Dedi ve hem meclisten hem milletimizin kahir ekseriyetinden büyük
tepki aldı, infiale sebep oldu... Büyük ihtimalle hakkında suç
duyurusu yapılacak ve inşá’allah ibretlik bir ceza da
alacaktır...
Darbesever vekilin “sûreta (sözde, sözümona)
mani” yaptığı bu rezil ifadelerin orjinal (mâsum,
gerçekten de mani) hali ise şöyle:
Kaynar kazan taşmaz mı
Yol buralardan aşmaz mı
Sil gözünün yaşını
Ayrılan kavuşmaz mı?
Sanıyorum askere uğurlanan bir gencin ardından söylenmiş...
Ve anlaşılan o ki, askerden ümidini kesmiş yani
askerî darbelerden artık medet umamayan CHP’liler, Gezi türü yeni
kalkışmalar planlamakta ve bu planlarını da böylesi subliminal
mesajlarla yandaşlarına duyurmak istiyorlar..
Malûmâlileri, CHP müdürü bay Kemal de son derece agresif bir
şekilde YSK yargıçları hakkında rezil ve çirkin ithamlarda
bulundu...
Bana bütün bu cüret CHP kazan kaynatıyor diye düşündürüyor...
Kazanı kaynatıyorlar ve elbette kaynatılan kazan
taşar.. Seçmenin oyunu çalanlar utanmadan halkı kin ve düşmanlığa
tahrikederek darbeye çağırır.
Yapılması gereken: Bu kadının vekilliğinin düşürülmesi ve mahkeme
edilerek ağır bir cezaya çarptırılmasıdır.
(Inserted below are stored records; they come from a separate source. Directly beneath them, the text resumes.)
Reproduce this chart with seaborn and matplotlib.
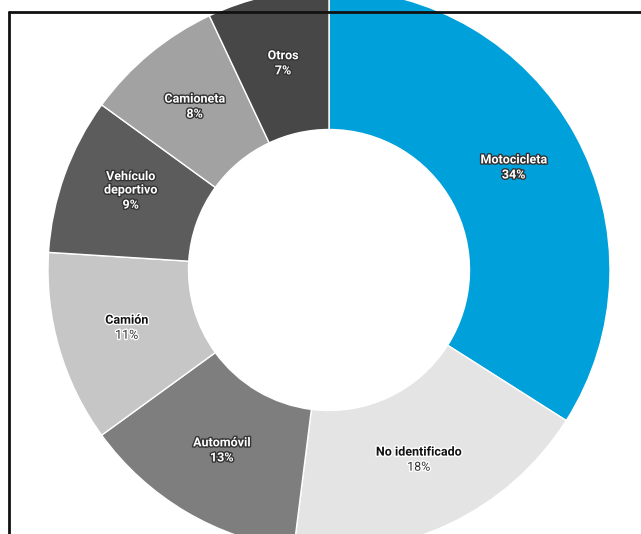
import matplotlib
matplotlib.use("Agg")
import matplotlib.pyplot as plt
import matplotlib.patheffects as pe
from matplotlib.lines import Line2D
import numpy as np
import seaborn as sns

labels = ["Motocicleta", "No identificado", "Automóvil", "Camión",
          "Vehículo\ndeportivo", "Camioneta", "Otros"]
values = [34, 18, 13, 11, 9, 8, 7]
colors = ["#00a0db", "#e4e4e4", "#7e7e7e", "#c6c6c6", "#5c5c5c", "#a2a2a2", "#474747"]
light_text = [True, False, True, False, True, True, True]

sns.set_theme(style="white")
plt.rcParams['font.family'] = ['Roboto', 'DejaVu Sans']

fig = plt.figure(figsize=(6.41, 5.34), dpi=100)
fig.patch.set_facecolor("white")

W, H = 641, 534
cx, cy, R = 329, 270, 281  # pixel centre / radius of the donut
left, top = 8, 13
ax = fig.add_axes([left / W, 0, (W - left) / W, (H - top) / H])
ax.set_facecolor("white")

wedges, _ = ax.pie(values, colors=colors, startangle=90, counterclock=False,
                   radius=1.0, wedgeprops=dict(width=0.5, edgecolor="white", linewidth=1))

total = sum(values)
cum = 0
for lab, v, light in zip(labels, values, light_text):
    mid = np.deg2rad(90 - (cum + v / 2) / total * 360)
    cum += v
    r = 0.75
    x, y = r * np.cos(mid), r * np.sin(mid)
    if light:
        fc, pc = "white", "white"
        fx = [pe.withStroke(linewidth=2, foreground="#333333")]
        pw = "bold"
    else:
        fc, pc = "#111111", "#333333"
        fx = [pe.withStroke(linewidth=2, foreground="white")]
        pw = "normal"
    ax.annotate(lab, (x, y), xytext=(0, 1.5), textcoords="offset points",
                ha="center", va="bottom", fontsize=9, fontweight="bold",
                color=fc, path_effects=fx, linespacing=1.05)
    ax.annotate(f"{v}%", (x, y), xytext=(0, 0), textcoords="offset points",
                ha="center", va="top", fontsize=9, fontweight=pw,
                color=pc, path_effects=fx)

ax.set_aspect("auto")
ax.set_xlim((left - cx) / R, (W - cx) / R)
ax.set_ylim(-(H - cy) / R, (cy - top) / R)
ax.set_axis_off()

# frame lines (left and top) like the screenshot border
fx0, fy0 = 8.5 / W, 1 - 12 / H
fig.add_artist(Line2D([fx0, fx0], [0, fy0], color="#111111", lw=2, transform=fig.transFigure))
fig.add_artist(Line2D([fx0, 1], [fy0, fy0], color="#111111", lw=2, transform=fig.transFigure))

fig.savefig("out.png", dpi=100)
plt.close(fig)
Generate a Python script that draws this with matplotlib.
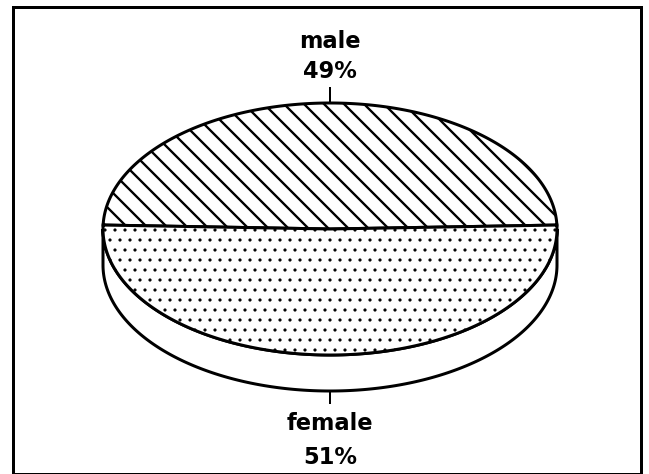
import numpy as np
import matplotlib
matplotlib.use('Agg')
import matplotlib.pyplot as plt
from matplotlib.patches import Polygon, Rectangle

# data
labels = ['male', 'female']
shares = [49, 51]
hatches = ['\\\\', '..']
start_angle = 1.8  # degrees, counter-clockwise

# pie geometry in pixel units (y grows downward)
cx, cy = 330, 229
a, b = 227, 126
depth = 36

plt.rcParams['font.family'] = ['DejaVu Sans']

fig = plt.figure(figsize=(649 / 120, 474 / 120), dpi=120)
ax = fig.add_axes([0, 0, 1, 1])
ax.set_xlim(0, 649)
ax.set_ylim(474, 0)
ax.axis('off')


def ell(t_deg, dy=0):
    t = np.radians(t_deg)
    return cx + a * np.cos(t), cy - b * np.sin(t) + dy


# side wall (front half of the cylinder)
t_front = np.linspace(180, 360, 200)
tx, ty = ell(t_front)
bx, by = ell(t_front[::-1], depth)
wall = Polygon(np.column_stack([np.r_[tx, bx], np.r_[ty, by]]), closed=True,
               facecolor='white', edgecolor='black', lw=1.8, zorder=1)
ax.add_patch(wall)

# top face wedges
total = sum(shares)
theta = start_angle
mids = []
for lab, share, hatch in zip(labels, shares, hatches):
    span = 360 * share / total
    t = np.linspace(theta, theta + span, 300)
    ex, ey = ell(t)
    verts = np.column_stack([np.r_[cx, ex], np.r_[cy, ey]])
    hl = 1.4 if '\\' in hatch else 0.7
    with plt.rc_context({'hatch.linewidth': hl}):
        wedge = Polygon(verts, closed=True, facecolor='white', edgecolor='black',
                        hatch=hatch, lw=1.8, zorder=2)
        if hasattr(wedge, 'set_hatch_linewidth'):
            wedge.set_hatch_linewidth(hl)
        ax.add_patch(wedge)
    mids.append(theta + span / 2)
    theta += span

# labels with leader ticks
for lab, share, mid in zip(labels, shares, mids):
    mx, my = ell(mid)
    if np.sin(np.radians(mid)) > 0:
        ax.plot([mx, mx], [my, my - 15], color='black', lw=1.2, zorder=3)
        y_name, y_pct = 41, 71
    else:
        my = my + depth
        ax.plot([mx, mx], [my, my + 12], color='black', lw=1.2, zorder=3)
        y_name, y_pct = 424, 457
    ax.text(mx, y_name, lab, ha='center', va='center', fontsize=13.5,
            fontweight='bold')
    ax.text(mx, y_pct, f'{share}%', ha='center', va='center', fontsize=13.5,
            fontweight='bold')

# frame
ax.add_patch(Rectangle((13, 7), 628, 467, fill=False, edgecolor='black', lw=1.8))

plt.savefig('out.png', dpi=120)
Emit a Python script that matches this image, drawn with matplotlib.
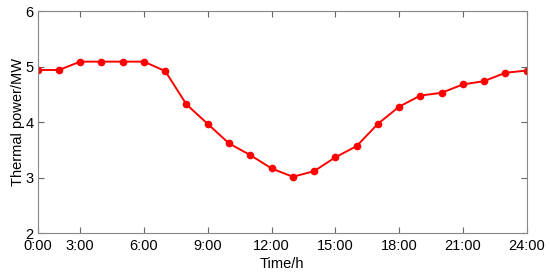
import numpy as np
import matplotlib.pyplot as plt

plt.rcParams['font.family'] = ['Liberation Sans', 'DejaVu Sans']

# 数据
hours = list(range(1, 25))
power = [4.94, 4.94, 5.09, 5.09, 5.09, 5.09, 4.92, 4.32, 3.97, 3.62, 3.41, 3.17,
         3.02, 3.12, 3.37, 3.57, 3.97, 4.28, 4.48, 4.53, 4.68, 4.74, 4.89, 4.93]
tick_pos = [1, 3, 6, 9, 12, 15, 18, 21, 24]
tick_labels = ['0:00', '3:00', '6:00', '9:00', '12:00', '15:00', '18:00', '21:00', '24:00']

fig = plt.figure(figsize=(5.5, 2.76), dpi=100)
ax = fig.add_axes([0.0685, 0.154, 0.889, 0.806])

ax.plot(hours, power, color='red', linewidth=1.4, marker='o', markersize=4.5)

ax.set_xlim(1, 24)
ax.set_ylim(2, 6)
ax.set_xticks(tick_pos)
ax.set_xticklabels(tick_labels)
ax.set_yticks([2, 3, 4, 5, 6])
ax.tick_params(direction='in', top=True, right=True, labelsize=10.5,
               color='#666666', length=4)
ax.tick_params(axis='x', pad=4)
ax.tick_params(axis='y', pad=3)
for s in ax.spines.values():
    s.set_color('#888888')

ax.set_xlabel('Time/h', fontsize=10.5, labelpad=3)
ax.set_ylabel('Thermal power/MW', fontsize=10.5, labelpad=0)

plt.savefig('out.png', dpi=100)
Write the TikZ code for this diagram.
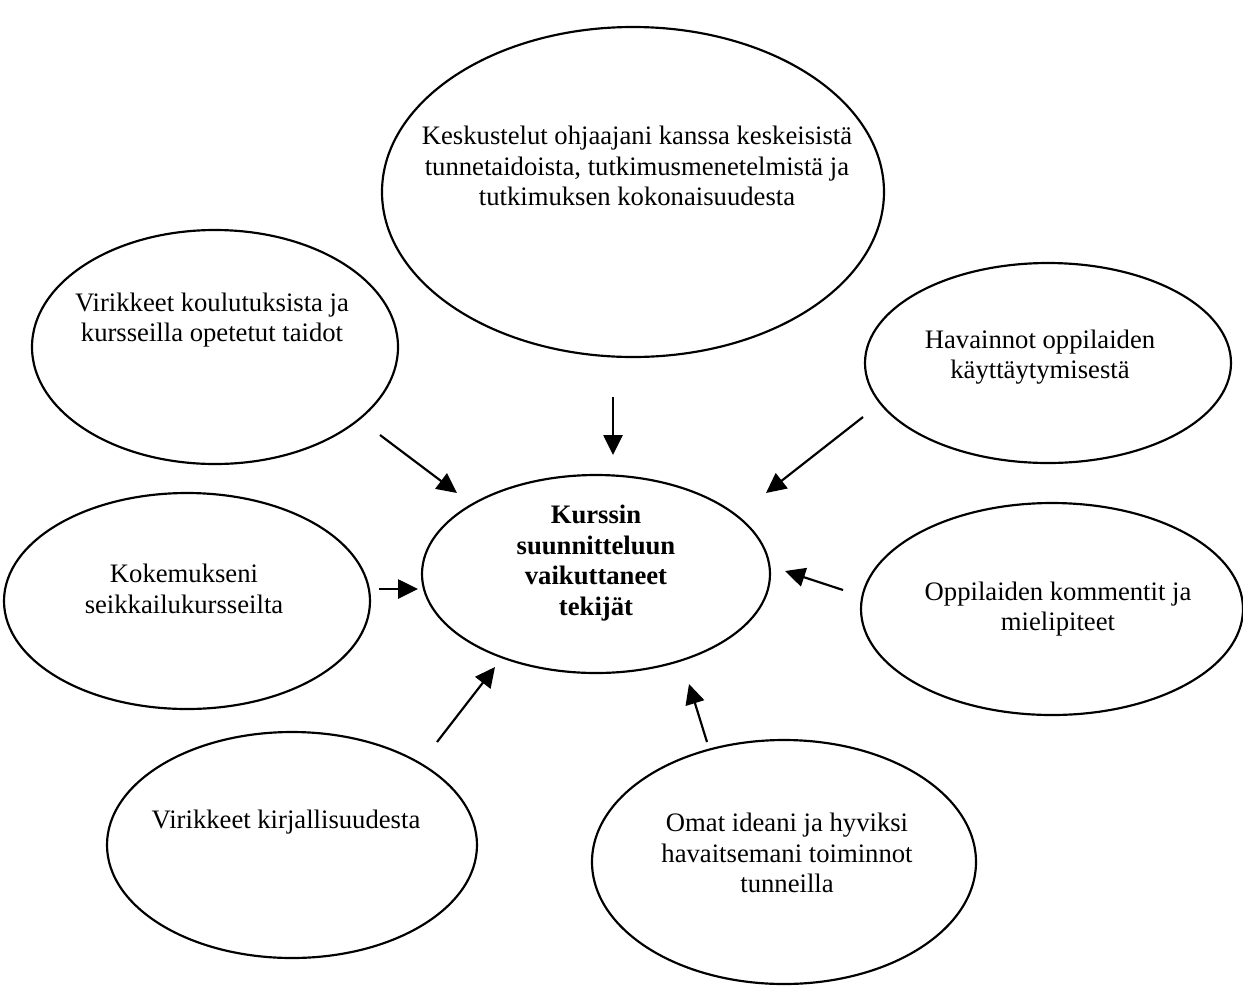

NOT: Siyasi çekişmelerimiz yüzünden (bendeniz
dahil) Filistin’de olup bitenlere, daha doğrusu
İsrail nam terör devletinin (terror government)
yaptığı oldubittiye gereken ilgiyi gösteremiyoruz...
İsrail Kudüs’ü bir Yahudi mahalesi haline getirdi, artık
Müslümanların namaz kılmalarına bile imkân tanımıyor. Bunlar
yetmiyor gibi Gazze’de kalmış son Müslümanları da çoluk çocuk,
kadın yaşlı demeden birer birer öldürüyor, yok ediyor!
Dünya üç maymunu oynuyor... BM’den bir zamanlar
İstanbul çeşmeleri gibi tısss sesi geliyor...
Ya İslâm dünyası? İşin en acı yanı da burası ya...
Maalesef İslâm âlemi demeye bin şahit lazım artık...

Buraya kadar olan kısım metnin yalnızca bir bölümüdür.